May 12, 2022 09:00 am
North Korea confirmed its first COVID-19 outbreak on Thursday, calling it the "gravest national emergency" and ordering a national lockdown, with state media reporting an Omicron variant had been detected in Pyongyang.
The first public admission of COVID infections highlights the potential for a major crisis in a country that has refused international help with vaccinations and kept its borders shut.
As of March, no cases of COVID-19 have been reported, according to the World Health Organization, and there is no official record of any North Koreans having been vaccinated.

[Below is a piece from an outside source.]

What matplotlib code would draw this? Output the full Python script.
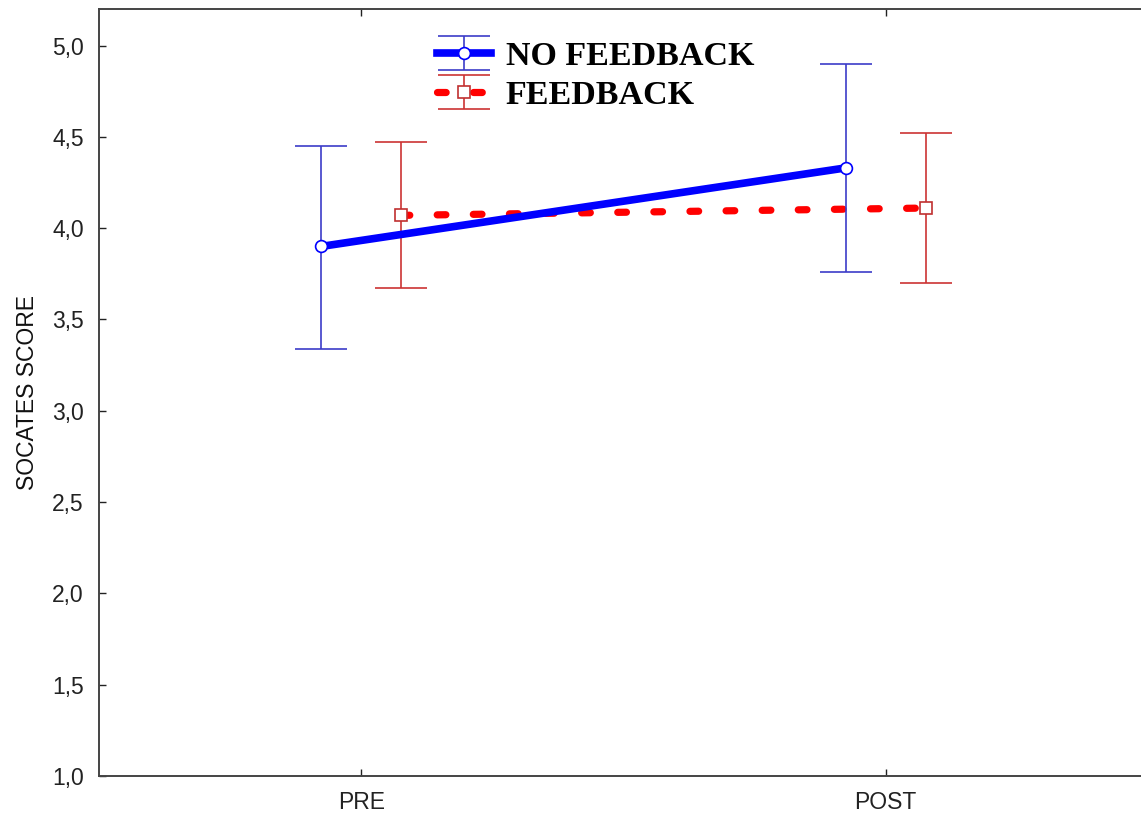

"A most serious emergency case of the state occurred: A break was made on our emergency epidemic prevention front where has firmly defended for two years and three months from February, 2020," official KCNA news agency said.
Samples taken on May 8 from people in Pyongyang who were experiencing fevers showed a sub-variant of the Omicron virus, also known as BA.2, the report said, without providing details on case numbers or possible sources of infection.
The report was published after North Korean leader Kim Jong Un led a Workers' Party meeting on Thursday to discuss responses to the outbreak
Kim ordered all cities and counties of the country to "strictly lock down" their regions to prevent the spread of the coronavirus and said emergency reserve medical supplies would be mobilised, according to KCNA.
"The state epidemic prevention work shall be switched over to the maximum emergency epidemic prevention system," KCNA said.
Although the North has never before confirmed a single coronavirus infection in the country, officials in South Korea and the United States have doubted that the country is COVID-free, as cases of the Omicron variant were widely reported in neighbouring South Korea and China.
The isolated North has enforced strict quarantine measures, including border lockdowns, since the pandemic began in early 2020. In July that year, Kim declared an emergency and imposed a lockdown on Kaesong, near the inter-Korean border, for three weeks after a man who defected to the South in 2017 returned to the city showing coronavirus symptoms.